[start]
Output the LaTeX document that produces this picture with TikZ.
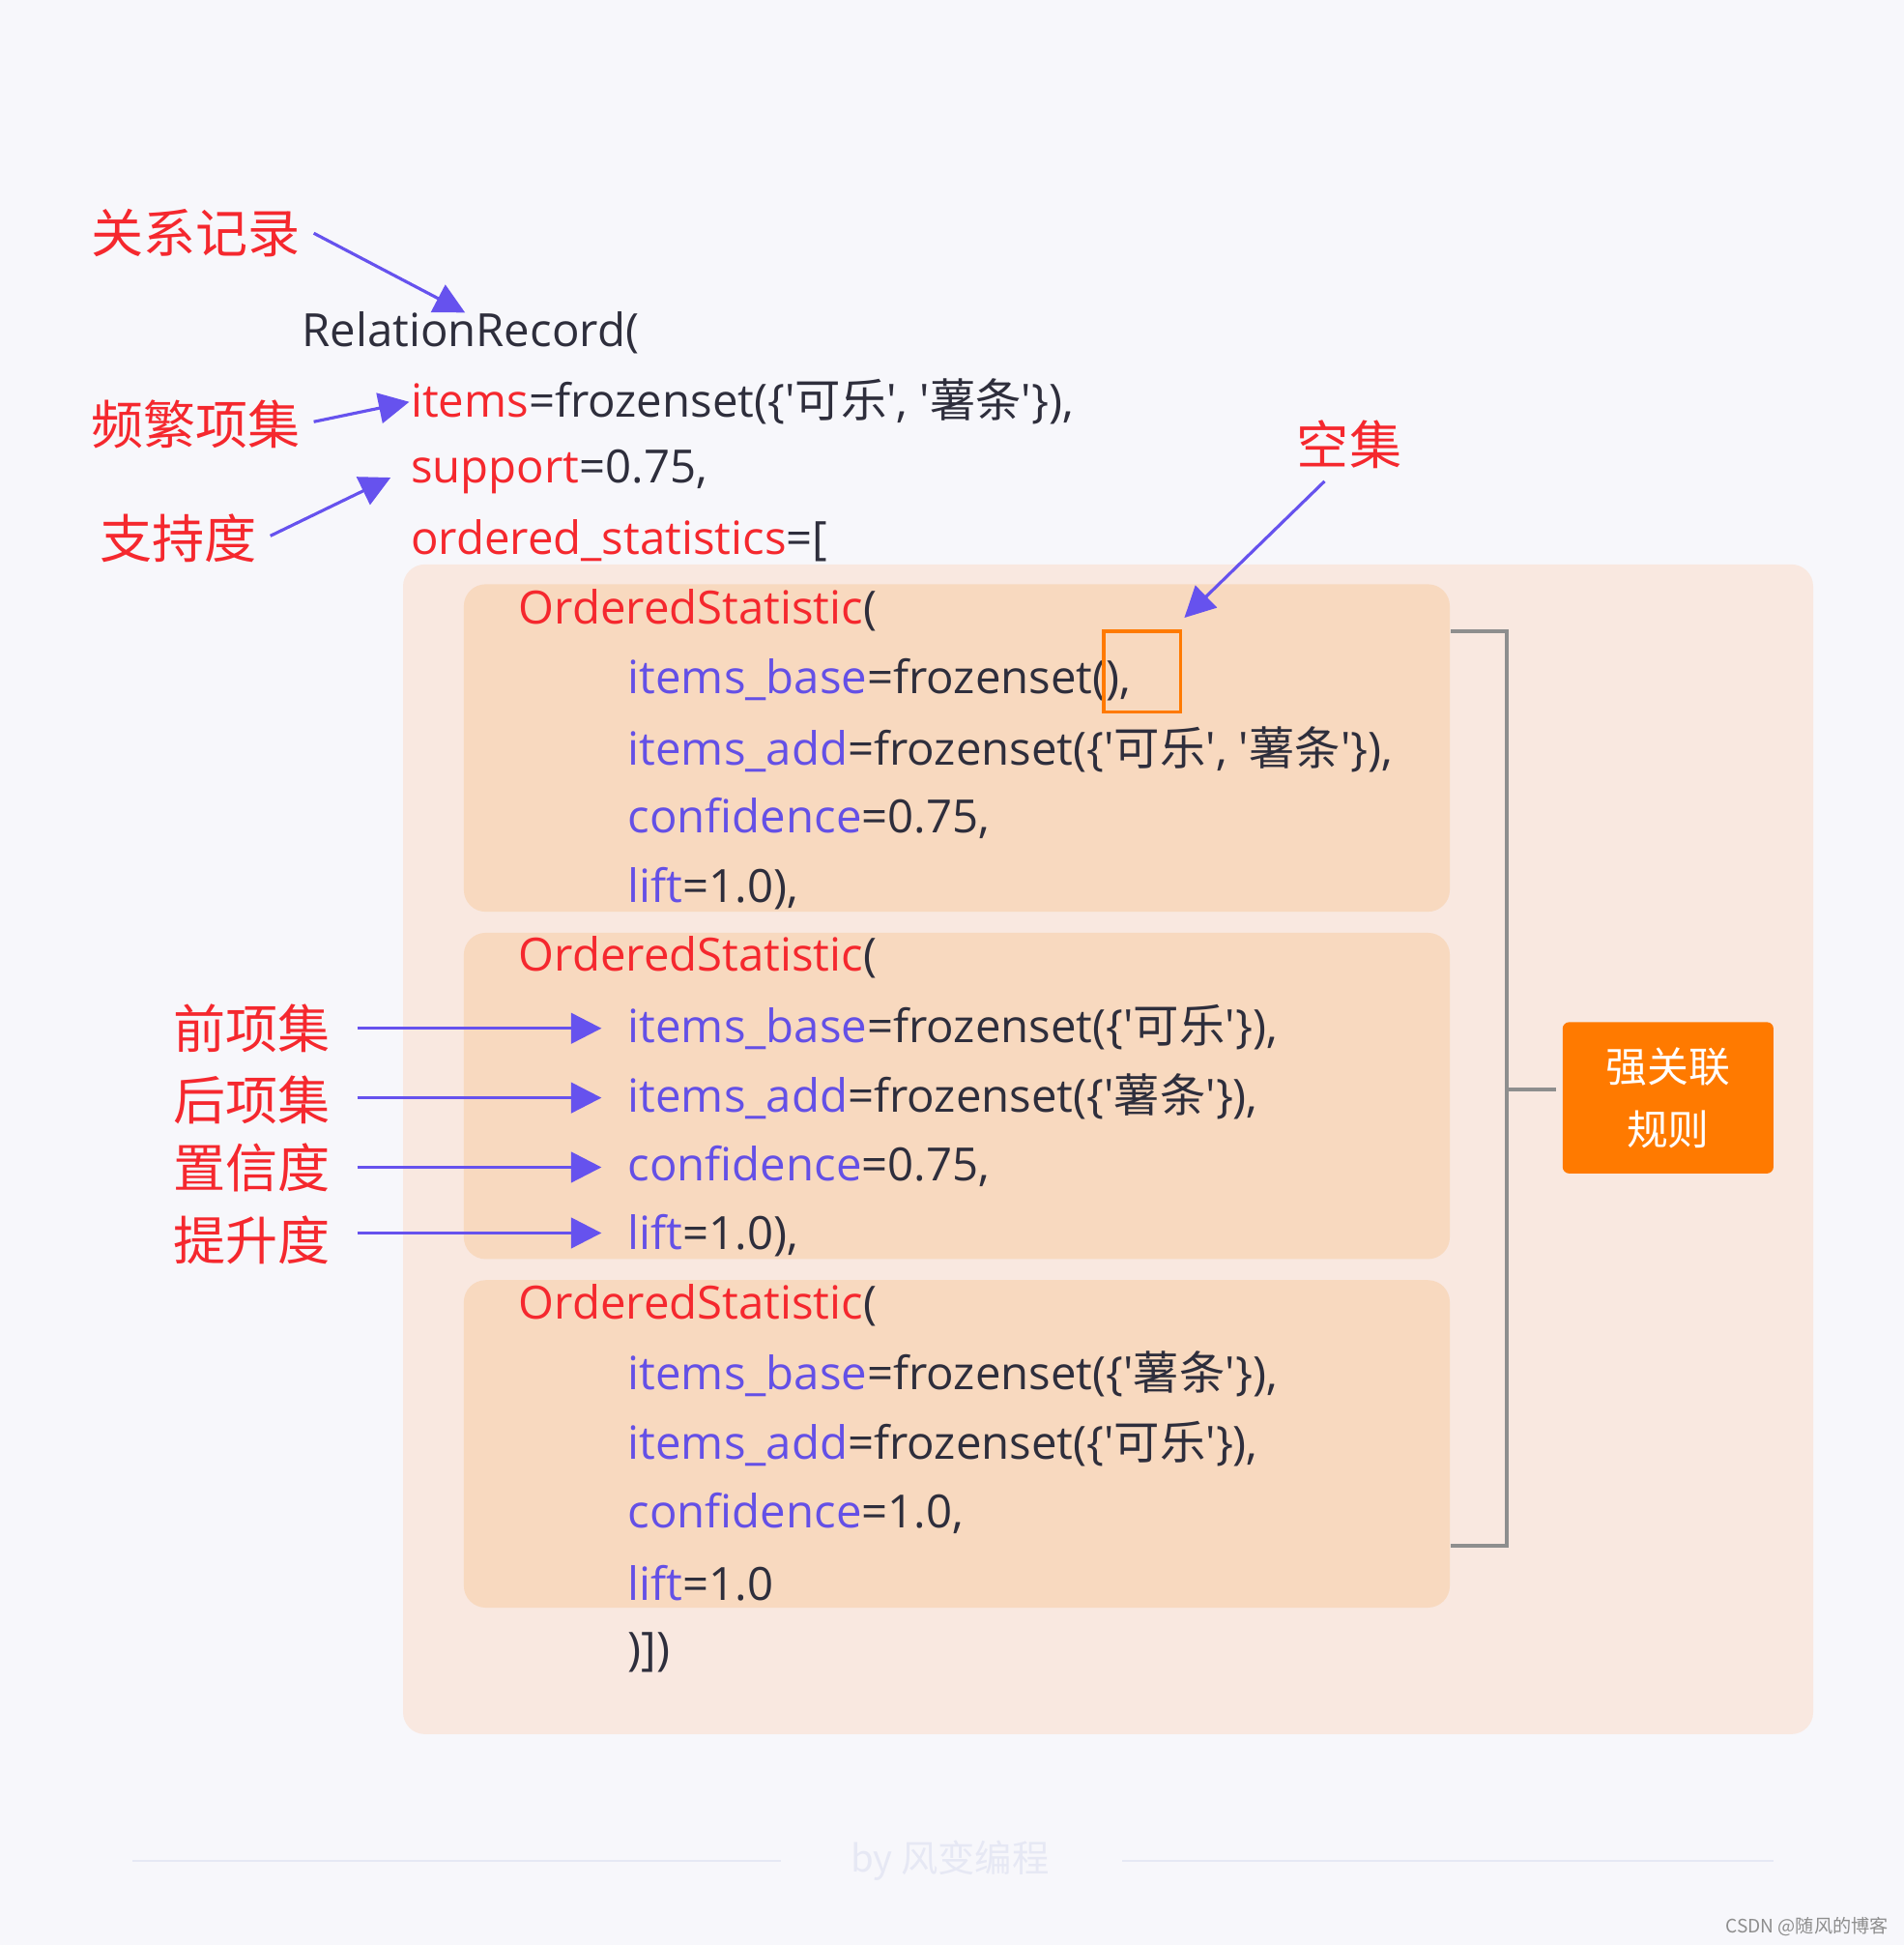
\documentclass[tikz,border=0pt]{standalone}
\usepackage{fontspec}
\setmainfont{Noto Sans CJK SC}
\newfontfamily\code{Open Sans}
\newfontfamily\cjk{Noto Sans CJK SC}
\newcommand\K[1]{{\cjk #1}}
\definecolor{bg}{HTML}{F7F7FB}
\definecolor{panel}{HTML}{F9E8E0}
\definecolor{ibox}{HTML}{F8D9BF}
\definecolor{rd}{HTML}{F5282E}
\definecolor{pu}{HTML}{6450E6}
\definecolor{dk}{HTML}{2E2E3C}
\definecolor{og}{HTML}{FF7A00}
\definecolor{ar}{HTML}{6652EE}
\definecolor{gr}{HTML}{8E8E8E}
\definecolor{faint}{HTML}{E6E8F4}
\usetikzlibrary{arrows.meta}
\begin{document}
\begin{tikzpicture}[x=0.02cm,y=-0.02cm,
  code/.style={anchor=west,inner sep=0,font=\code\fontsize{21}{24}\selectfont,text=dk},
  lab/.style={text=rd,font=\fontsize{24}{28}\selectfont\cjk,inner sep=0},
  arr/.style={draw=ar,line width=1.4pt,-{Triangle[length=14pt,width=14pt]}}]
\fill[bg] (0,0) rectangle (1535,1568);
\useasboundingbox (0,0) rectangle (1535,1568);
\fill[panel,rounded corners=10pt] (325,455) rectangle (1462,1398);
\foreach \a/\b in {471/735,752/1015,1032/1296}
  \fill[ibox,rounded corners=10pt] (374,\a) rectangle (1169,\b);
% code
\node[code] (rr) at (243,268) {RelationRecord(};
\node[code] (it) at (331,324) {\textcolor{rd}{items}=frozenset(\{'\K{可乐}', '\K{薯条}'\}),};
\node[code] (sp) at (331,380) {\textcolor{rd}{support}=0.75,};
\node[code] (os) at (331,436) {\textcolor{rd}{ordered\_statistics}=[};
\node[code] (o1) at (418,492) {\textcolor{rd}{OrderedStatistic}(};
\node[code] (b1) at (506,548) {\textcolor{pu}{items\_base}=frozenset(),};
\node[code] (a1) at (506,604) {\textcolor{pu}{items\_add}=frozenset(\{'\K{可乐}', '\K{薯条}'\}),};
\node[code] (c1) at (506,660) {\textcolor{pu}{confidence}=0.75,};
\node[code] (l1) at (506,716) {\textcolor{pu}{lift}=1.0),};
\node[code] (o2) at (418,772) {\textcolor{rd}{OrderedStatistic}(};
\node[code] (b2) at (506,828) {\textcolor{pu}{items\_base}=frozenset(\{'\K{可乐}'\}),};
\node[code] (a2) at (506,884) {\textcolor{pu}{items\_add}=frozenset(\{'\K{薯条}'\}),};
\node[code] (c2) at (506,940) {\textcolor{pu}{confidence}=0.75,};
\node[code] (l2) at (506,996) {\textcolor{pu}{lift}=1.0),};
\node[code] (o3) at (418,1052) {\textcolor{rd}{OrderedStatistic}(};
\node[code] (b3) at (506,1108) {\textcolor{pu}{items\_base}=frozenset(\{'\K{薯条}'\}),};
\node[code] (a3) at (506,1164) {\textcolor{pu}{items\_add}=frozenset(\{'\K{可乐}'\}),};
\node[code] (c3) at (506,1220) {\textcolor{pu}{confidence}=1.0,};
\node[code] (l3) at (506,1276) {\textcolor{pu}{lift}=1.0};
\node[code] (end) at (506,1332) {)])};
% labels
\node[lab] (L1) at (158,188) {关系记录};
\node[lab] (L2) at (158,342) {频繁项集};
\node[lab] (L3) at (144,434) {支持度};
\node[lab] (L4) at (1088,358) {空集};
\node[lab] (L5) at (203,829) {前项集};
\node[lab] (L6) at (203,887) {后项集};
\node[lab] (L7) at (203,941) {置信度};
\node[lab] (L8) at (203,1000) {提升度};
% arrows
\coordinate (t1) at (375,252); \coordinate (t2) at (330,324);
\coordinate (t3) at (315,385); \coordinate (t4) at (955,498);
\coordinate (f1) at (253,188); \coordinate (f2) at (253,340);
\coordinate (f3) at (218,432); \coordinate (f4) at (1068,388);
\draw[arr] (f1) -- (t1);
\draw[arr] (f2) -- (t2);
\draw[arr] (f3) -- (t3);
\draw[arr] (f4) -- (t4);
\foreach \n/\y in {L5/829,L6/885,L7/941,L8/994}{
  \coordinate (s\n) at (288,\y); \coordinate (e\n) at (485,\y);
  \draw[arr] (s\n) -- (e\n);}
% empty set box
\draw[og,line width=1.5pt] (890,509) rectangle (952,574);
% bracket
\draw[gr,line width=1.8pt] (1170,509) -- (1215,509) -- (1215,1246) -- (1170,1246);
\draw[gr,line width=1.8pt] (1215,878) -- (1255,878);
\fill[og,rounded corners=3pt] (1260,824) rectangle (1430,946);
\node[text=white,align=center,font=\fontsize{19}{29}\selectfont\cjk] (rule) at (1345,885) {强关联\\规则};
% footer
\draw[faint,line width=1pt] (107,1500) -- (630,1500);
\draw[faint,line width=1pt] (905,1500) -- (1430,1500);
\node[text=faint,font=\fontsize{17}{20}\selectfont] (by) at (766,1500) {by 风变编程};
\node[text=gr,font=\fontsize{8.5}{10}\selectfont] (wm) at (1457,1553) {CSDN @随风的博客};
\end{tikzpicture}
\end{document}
[end]
OBJECTIVE: Copy the material above in full and exactly, skipping pictures.

SOLUTION FOR THIS TASK:
Output the LaTeX document that produces this picture with TikZ.
\documentclass[tikz,border=0pt]{standalone}
\usepackage{fontspec}
\setmainfont{Noto Sans CJK SC}
\newfontfamily\code{Open Sans}
\newfontfamily\cjk{Noto Sans CJK SC}
\newcommand\K[1]{{\cjk #1}}
\definecolor{bg}{HTML}{F7F7FB}
\definecolor{panel}{HTML}{F9E8E0}
\definecolor{ibox}{HTML}{F8D9BF}
\definecolor{rd}{HTML}{F5282E}
\definecolor{pu}{HTML}{6450E6}
\definecolor{dk}{HTML}{2E2E3C}
\definecolor{og}{HTML}{FF7A00}
\definecolor{ar}{HTML}{6652EE}
\definecolor{gr}{HTML}{8E8E8E}
\definecolor{faint}{HTML}{E6E8F4}
\usetikzlibrary{arrows.meta}
\begin{document}
\begin{tikzpicture}[x=0.02cm,y=-0.02cm,
  code/.style={anchor=west,inner sep=0,font=\code\fontsize{21}{24}\selectfont,text=dk},
  lab/.style={text=rd,font=\fontsize{24}{28}\selectfont\cjk,inner sep=0},
  arr/.style={draw=ar,line width=1.4pt,-{Triangle[length=14pt,width=14pt]}}]
\fill[bg] (0,0) rectangle (1535,1568);
\useasboundingbox (0,0) rectangle (1535,1568);
\fill[panel,rounded corners=10pt] (325,455) rectangle (1462,1398);
\foreach \a/\b in {471/735,752/1015,1032/1296}
  \fill[ibox,rounded corners=10pt] (374,\a) rectangle (1169,\b);
% code
\node[code] (rr) at (243,268) {RelationRecord(};
\node[code] (it) at (331,324) {\textcolor{rd}{items}=frozenset(\{'\K{可乐}', '\K{薯条}'\}),};
\node[code] (sp) at (331,380) {\textcolor{rd}{support}=0.75,};
\node[code] (os) at (331,436) {\textcolor{rd}{ordered\_statistics}=[};
\node[code] (o1) at (418,492) {\textcolor{rd}{OrderedStatistic}(};
\node[code] (b1) at (506,548) {\textcolor{pu}{items\_base}=frozenset(),};
\node[code] (a1) at (506,604) {\textcolor{pu}{items\_add}=frozenset(\{'\K{可乐}', '\K{薯条}'\}),};
\node[code] (c1) at (506,660) {\textcolor{pu}{confidence}=0.75,};
\node[code] (l1) at (506,716) {\textcolor{pu}{lift}=1.0),};
\node[code] (o2) at (418,772) {\textcolor{rd}{OrderedStatistic}(};
\node[code] (b2) at (506,828) {\textcolor{pu}{items\_base}=frozenset(\{'\K{可乐}'\}),};
\node[code] (a2) at (506,884) {\textcolor{pu}{items\_add}=frozenset(\{'\K{薯条}'\}),};
\node[code] (c2) at (506,940) {\textcolor{pu}{confidence}=0.75,};
\node[code] (l2) at (506,996) {\textcolor{pu}{lift}=1.0),};
\node[code] (o3) at (418,1052) {\textcolor{rd}{OrderedStatistic}(};
\node[code] (b3) at (506,1108) {\textcolor{pu}{items\_base}=frozenset(\{'\K{薯条}'\}),};
\node[code] (a3) at (506,1164) {\textcolor{pu}{items\_add}=frozenset(\{'\K{可乐}'\}),};
\node[code] (c3) at (506,1220) {\textcolor{pu}{confidence}=1.0,};
\node[code] (l3) at (506,1276) {\textcolor{pu}{lift}=1.0};
\node[code] (end) at (506,1332) {)])};
% labels
\node[lab] (L1) at (158,188) {关系记录};
\node[lab] (L2) at (158,342) {频繁项集};
\node[lab] (L3) at (144,434) {支持度};
\node[lab] (L4) at (1088,358) {空集};
\node[lab] (L5) at (203,829) {前项集};
\node[lab] (L6) at (203,887) {后项集};
\node[lab] (L7) at (203,941) {置信度};
\node[lab] (L8) at (203,1000) {提升度};
% arrows
\coordinate (t1) at (375,252); \coordinate (t2) at (330,324);
\coordinate (t3) at (315,385); \coordinate (t4) at (955,498);
\coordinate (f1) at (253,188); \coordinate (f2) at (253,340);
\coordinate (f3) at (218,432); \coordinate (f4) at (1068,388);
\draw[arr] (f1) -- (t1);
\draw[arr] (f2) -- (t2);
\draw[arr] (f3) -- (t3);
\draw[arr] (f4) -- (t4);
\foreach \n/\y in {L5/829,L6/885,L7/941,L8/994}{
  \coordinate (s\n) at (288,\y); \coordinate (e\n) at (485,\y);
  \draw[arr] (s\n) -- (e\n);}
% empty set box
\draw[og,line width=1.5pt] (890,509) rectangle (952,574);
% bracket
\draw[gr,line width=1.8pt] (1170,509) -- (1215,509) -- (1215,1246) -- (1170,1246);
\draw[gr,line width=1.8pt] (1215,878) -- (1255,878);
\fill[og,rounded corners=3pt] (1260,824) rectangle (1430,946);
\node[text=white,align=center,font=\fontsize{19}{29}\selectfont\cjk] (rule) at (1345,885) {强关联\\规则};
% footer
\draw[faint,line width=1pt] (107,1500) -- (630,1500);
\draw[faint,line width=1pt] (905,1500) -- (1430,1500);
\node[text=faint,font=\fontsize{17}{20}\selectfont] (by) at (766,1500) {by 风变编程};
\node[text=gr,font=\fontsize{8.5}{10}\selectfont] (wm) at (1457,1553) {CSDN @随风的博客};
\end{tikzpicture}
\end{document}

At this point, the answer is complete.